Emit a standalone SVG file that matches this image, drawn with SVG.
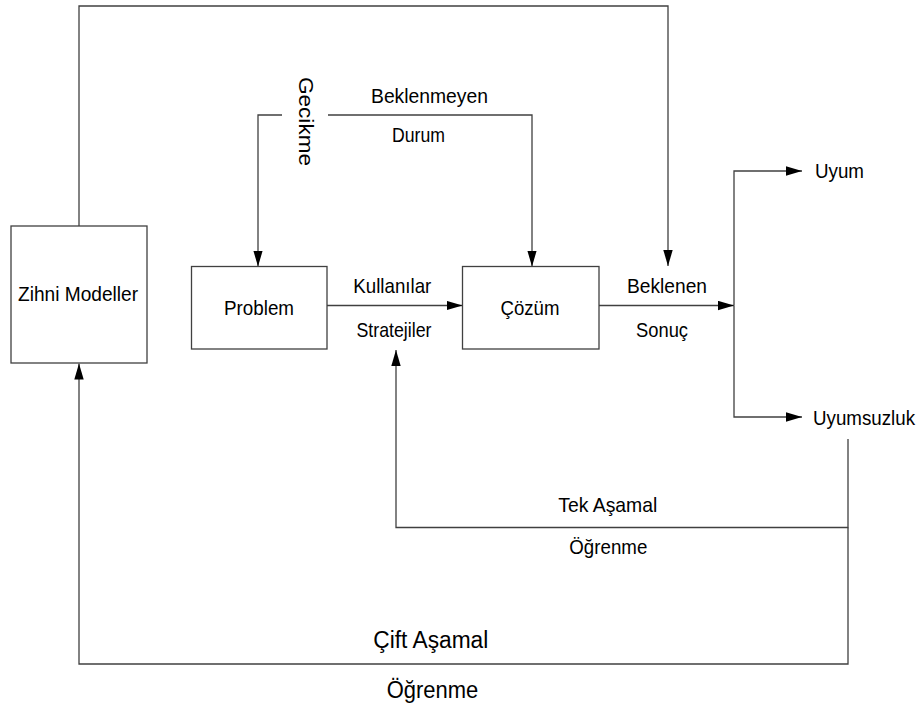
<svg xmlns="http://www.w3.org/2000/svg" width="922" height="709" viewBox="0 0 922 709">
<style>
.box{fill:#fff;stroke:#404040;stroke-width:1.3}
.ln{fill:none;stroke:#404040;stroke-width:1.3}
.arr{marker-end:url(#ah)}
text{font-family:"Liberation Sans",Arial,sans-serif;font-size:21px;fill:#000}
.big{font-size:23px}
</style>
<defs>
<marker id="ah" viewBox="0 0 16 10" refX="16" refY="5" markerWidth="16" markerHeight="10" markerUnits="userSpaceOnUse" orient="auto">
<path d="M0,0.3 L16,5 L0,9.7 z" fill="#000"/>
</marker>
</defs>
<rect width="922" height="709" fill="#fff"/>
<g id="connectors">
<path class="ln arr" d="M79,226 V6 H668 V266"/>
<path class="ln arr" d="M282,115 H258 V266.5"/>
<path class="ln arr" d="M328,115 H532 V266.5"/>
<path class="ln arr" d="M327,305.5 H462.5"/>
<path class="ln arr" d="M599,305.5 H734"/>
<path class="ln arr" d="M734,305.5 V171 H802"/>
<path class="ln arr" d="M734,305.5 V417 H802"/>
<path class="ln arr" d="M848,439 V527.5 H396 V350"/>
<path class="ln arr" d="M848,527.5 V664 H79 V363.5"/>
</g>
<g id="zihni">
<rect class="box" x="11" y="226" width="136" height="137"/>
<text x="18" y="301" textLength="120" lengthAdjust="spacingAndGlyphs">Zihni Modeller</text>
</g>
<g id="problem">
<rect class="box" x="191.5" y="266.5" width="135.5" height="82.5"/>
<text x="224" y="315" textLength="70" lengthAdjust="spacingAndGlyphs">Problem</text>
</g>
<g id="cozum">
<rect class="box" x="462.5" y="266.5" width="136.5" height="82.5"/>
<text x="500.5" y="314.5" textLength="59" lengthAdjust="spacingAndGlyphs">Çözüm</text>
</g>
<g id="uyum">
<text x="815" y="178.3" textLength="49" lengthAdjust="spacingAndGlyphs">Uyum</text>
</g>
<g id="uyumsuzluk">
<text x="813" y="425" textLength="102" lengthAdjust="spacingAndGlyphs" style="font-size:19.5px">Uyumsuzluk</text>
</g>
<g id="labels">
<text x="298.5" y="77" transform="rotate(90 298.5 77)" textLength="89" lengthAdjust="spacingAndGlyphs" style="font-size:19.5px">Gecikme</text>
<text x="371" y="103" textLength="117" lengthAdjust="spacingAndGlyphs">Beklenmeyen</text>
<text x="392" y="141.5" textLength="53" lengthAdjust="spacingAndGlyphs">Durum</text>
<text x="353.3" y="293.3" textLength="78" lengthAdjust="spacingAndGlyphs">Kullanılar</text>
<text x="356.5" y="336.7" textLength="75" lengthAdjust="spacingAndGlyphs">Stratejiler</text>
<text x="627" y="293" textLength="80" lengthAdjust="spacingAndGlyphs">Beklenen</text>
<text x="636" y="336.7" textLength="52" lengthAdjust="spacingAndGlyphs">Sonuç</text>
<text x="558.3" y="511.7" textLength="99" lengthAdjust="spacingAndGlyphs">Tek Aşamal</text>
<text x="569.3" y="554" textLength="78" lengthAdjust="spacingAndGlyphs">Öğrenme</text>
<text class="big" x="373.3" y="648.3" textLength="115" lengthAdjust="spacingAndGlyphs">Çift Aşamal</text>
<text class="big" x="386.7" y="698.3" textLength="91.6" lengthAdjust="spacingAndGlyphs">Öğrenme</text>
</g>
</svg>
______________________________
Exercise objective:
Extract all the data above exactly, excluding every picture.

Response below:
Emit a standalone SVG file that matches this image, drawn with SVG.
<svg xmlns="http://www.w3.org/2000/svg" width="922" height="709" viewBox="0 0 922 709">
<style>
.box{fill:#fff;stroke:#404040;stroke-width:1.3}
.ln{fill:none;stroke:#404040;stroke-width:1.3}
.arr{marker-end:url(#ah)}
text{font-family:"Liberation Sans",Arial,sans-serif;font-size:21px;fill:#000}
.big{font-size:23px}
</style>
<defs>
<marker id="ah" viewBox="0 0 16 10" refX="16" refY="5" markerWidth="16" markerHeight="10" markerUnits="userSpaceOnUse" orient="auto">
<path d="M0,0.3 L16,5 L0,9.7 z" fill="#000"/>
</marker>
</defs>
<rect width="922" height="709" fill="#fff"/>
<g id="connectors">
<path class="ln arr" d="M79,226 V6 H668 V266"/>
<path class="ln arr" d="M282,115 H258 V266.5"/>
<path class="ln arr" d="M328,115 H532 V266.5"/>
<path class="ln arr" d="M327,305.5 H462.5"/>
<path class="ln arr" d="M599,305.5 H734"/>
<path class="ln arr" d="M734,305.5 V171 H802"/>
<path class="ln arr" d="M734,305.5 V417 H802"/>
<path class="ln arr" d="M848,439 V527.5 H396 V350"/>
<path class="ln arr" d="M848,527.5 V664 H79 V363.5"/>
</g>
<g id="zihni">
<rect class="box" x="11" y="226" width="136" height="137"/>
<text x="18" y="301" textLength="120" lengthAdjust="spacingAndGlyphs">Zihni Modeller</text>
</g>
<g id="problem">
<rect class="box" x="191.5" y="266.5" width="135.5" height="82.5"/>
<text x="224" y="315" textLength="70" lengthAdjust="spacingAndGlyphs">Problem</text>
</g>
<g id="cozum">
<rect class="box" x="462.5" y="266.5" width="136.5" height="82.5"/>
<text x="500.5" y="314.5" textLength="59" lengthAdjust="spacingAndGlyphs">Çözüm</text>
</g>
<g id="uyum">
<text x="815" y="178.3" textLength="49" lengthAdjust="spacingAndGlyphs">Uyum</text>
</g>
<g id="uyumsuzluk">
<text x="813" y="425" textLength="102" lengthAdjust="spacingAndGlyphs" style="font-size:19.5px">Uyumsuzluk</text>
</g>
<g id="labels">
<text x="298.5" y="77" transform="rotate(90 298.5 77)" textLength="89" lengthAdjust="spacingAndGlyphs" style="font-size:19.5px">Gecikme</text>
<text x="371" y="103" textLength="117" lengthAdjust="spacingAndGlyphs">Beklenmeyen</text>
<text x="392" y="141.5" textLength="53" lengthAdjust="spacingAndGlyphs">Durum</text>
<text x="353.3" y="293.3" textLength="78" lengthAdjust="spacingAndGlyphs">Kullanılar</text>
<text x="356.5" y="336.7" textLength="75" lengthAdjust="spacingAndGlyphs">Stratejiler</text>
<text x="627" y="293" textLength="80" lengthAdjust="spacingAndGlyphs">Beklenen</text>
<text x="636" y="336.7" textLength="52" lengthAdjust="spacingAndGlyphs">Sonuç</text>
<text x="558.3" y="511.7" textLength="99" lengthAdjust="spacingAndGlyphs">Tek Aşamal</text>
<text x="569.3" y="554" textLength="78" lengthAdjust="spacingAndGlyphs">Öğrenme</text>
<text class="big" x="373.3" y="648.3" textLength="115" lengthAdjust="spacingAndGlyphs">Çift Aşamal</text>
<text class="big" x="386.7" y="698.3" textLength="91.6" lengthAdjust="spacingAndGlyphs">Öğrenme</text>
</g>
</svg>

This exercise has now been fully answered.